GIVEN REQUEST >>
The line containing "9.0,9.1,9.2,9.3,9.4,9.5,9.6,9.7,9.8,9.9];" marks the end: extract everything from the first line of the data through that line, exactly, with no pictures.

SOURCE DATA >>
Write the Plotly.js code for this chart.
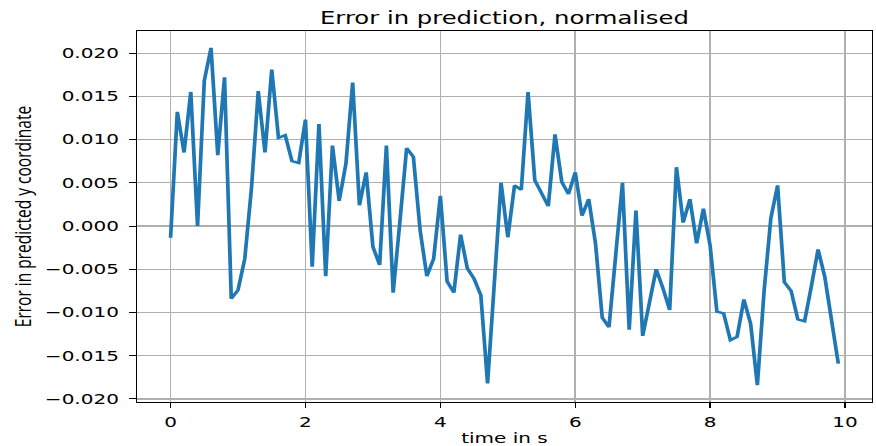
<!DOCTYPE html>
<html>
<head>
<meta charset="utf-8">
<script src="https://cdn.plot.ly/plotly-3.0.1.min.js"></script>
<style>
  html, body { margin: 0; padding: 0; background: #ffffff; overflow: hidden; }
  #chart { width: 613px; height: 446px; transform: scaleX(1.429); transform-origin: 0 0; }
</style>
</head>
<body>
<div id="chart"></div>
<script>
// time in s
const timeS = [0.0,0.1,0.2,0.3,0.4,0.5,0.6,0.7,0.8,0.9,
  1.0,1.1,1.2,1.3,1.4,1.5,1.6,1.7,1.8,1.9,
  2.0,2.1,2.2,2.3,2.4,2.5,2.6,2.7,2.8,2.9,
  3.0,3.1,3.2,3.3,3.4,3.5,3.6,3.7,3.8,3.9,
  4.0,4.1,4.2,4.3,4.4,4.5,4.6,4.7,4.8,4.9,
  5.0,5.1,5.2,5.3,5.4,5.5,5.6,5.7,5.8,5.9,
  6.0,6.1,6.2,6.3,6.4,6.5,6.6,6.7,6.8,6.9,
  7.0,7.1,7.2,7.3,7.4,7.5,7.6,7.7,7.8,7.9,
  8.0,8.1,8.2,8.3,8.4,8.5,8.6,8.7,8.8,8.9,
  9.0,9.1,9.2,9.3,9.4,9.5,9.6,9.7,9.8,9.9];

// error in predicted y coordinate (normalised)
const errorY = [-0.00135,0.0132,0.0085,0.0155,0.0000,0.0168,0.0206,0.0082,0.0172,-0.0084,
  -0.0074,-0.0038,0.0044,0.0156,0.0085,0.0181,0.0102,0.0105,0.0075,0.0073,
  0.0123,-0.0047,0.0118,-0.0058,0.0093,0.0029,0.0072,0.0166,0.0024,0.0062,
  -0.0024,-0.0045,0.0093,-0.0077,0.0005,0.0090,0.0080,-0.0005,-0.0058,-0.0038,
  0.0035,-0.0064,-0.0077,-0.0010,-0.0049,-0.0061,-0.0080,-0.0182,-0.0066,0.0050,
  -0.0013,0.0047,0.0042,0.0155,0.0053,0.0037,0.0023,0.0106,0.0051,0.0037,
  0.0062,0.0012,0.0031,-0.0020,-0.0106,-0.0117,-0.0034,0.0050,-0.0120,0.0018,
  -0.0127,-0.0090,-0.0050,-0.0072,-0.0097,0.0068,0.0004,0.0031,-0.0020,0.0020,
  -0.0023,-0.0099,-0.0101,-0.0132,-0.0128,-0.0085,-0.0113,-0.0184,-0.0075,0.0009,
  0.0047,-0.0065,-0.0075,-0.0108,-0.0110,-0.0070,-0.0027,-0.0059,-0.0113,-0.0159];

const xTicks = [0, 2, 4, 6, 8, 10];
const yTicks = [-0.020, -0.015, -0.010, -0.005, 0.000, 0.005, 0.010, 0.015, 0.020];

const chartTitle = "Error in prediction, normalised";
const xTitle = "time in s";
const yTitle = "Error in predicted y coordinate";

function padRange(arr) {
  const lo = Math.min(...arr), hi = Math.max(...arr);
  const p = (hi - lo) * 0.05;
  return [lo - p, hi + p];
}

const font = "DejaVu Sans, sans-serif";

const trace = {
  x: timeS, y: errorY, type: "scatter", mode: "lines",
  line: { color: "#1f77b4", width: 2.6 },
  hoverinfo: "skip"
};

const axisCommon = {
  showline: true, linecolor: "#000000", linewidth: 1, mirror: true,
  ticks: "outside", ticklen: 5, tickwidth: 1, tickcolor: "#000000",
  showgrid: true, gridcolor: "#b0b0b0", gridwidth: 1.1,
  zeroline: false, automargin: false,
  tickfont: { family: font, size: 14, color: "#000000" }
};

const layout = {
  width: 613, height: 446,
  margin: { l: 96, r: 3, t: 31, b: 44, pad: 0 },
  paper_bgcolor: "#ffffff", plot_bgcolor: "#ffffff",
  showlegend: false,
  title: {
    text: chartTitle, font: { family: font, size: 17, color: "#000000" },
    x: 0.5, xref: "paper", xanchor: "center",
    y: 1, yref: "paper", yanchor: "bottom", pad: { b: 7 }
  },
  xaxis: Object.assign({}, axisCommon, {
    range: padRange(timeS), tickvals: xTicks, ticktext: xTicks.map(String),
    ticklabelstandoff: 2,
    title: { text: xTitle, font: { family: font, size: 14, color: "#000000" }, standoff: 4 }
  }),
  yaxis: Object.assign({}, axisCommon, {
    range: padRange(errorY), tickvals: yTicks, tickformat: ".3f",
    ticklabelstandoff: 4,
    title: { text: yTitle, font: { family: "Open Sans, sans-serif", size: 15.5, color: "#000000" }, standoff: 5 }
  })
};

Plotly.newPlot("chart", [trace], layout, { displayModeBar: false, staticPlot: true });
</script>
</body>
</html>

TASK SOLUTION >>
Write the Plotly.js code for this chart.
<!DOCTYPE html>
<html>
<head>
<meta charset="utf-8">
<script src="https://cdn.plot.ly/plotly-3.0.1.min.js"></script>
<style>
  html, body { margin: 0; padding: 0; background: #ffffff; overflow: hidden; }
  #chart { width: 613px; height: 446px; transform: scaleX(1.429); transform-origin: 0 0; }
</style>
</head>
<body>
<div id="chart"></div>
<script>
// time in s
const timeS = [0.0,0.1,0.2,0.3,0.4,0.5,0.6,0.7,0.8,0.9,
  1.0,1.1,1.2,1.3,1.4,1.5,1.6,1.7,1.8,1.9,
  2.0,2.1,2.2,2.3,2.4,2.5,2.6,2.7,2.8,2.9,
  3.0,3.1,3.2,3.3,3.4,3.5,3.6,3.7,3.8,3.9,
  4.0,4.1,4.2,4.3,4.4,4.5,4.6,4.7,4.8,4.9,
  5.0,5.1,5.2,5.3,5.4,5.5,5.6,5.7,5.8,5.9,
  6.0,6.1,6.2,6.3,6.4,6.5,6.6,6.7,6.8,6.9,
  7.0,7.1,7.2,7.3,7.4,7.5,7.6,7.7,7.8,7.9,
  8.0,8.1,8.2,8.3,8.4,8.5,8.6,8.7,8.8,8.9,
  9.0,9.1,9.2,9.3,9.4,9.5,9.6,9.7,9.8,9.9];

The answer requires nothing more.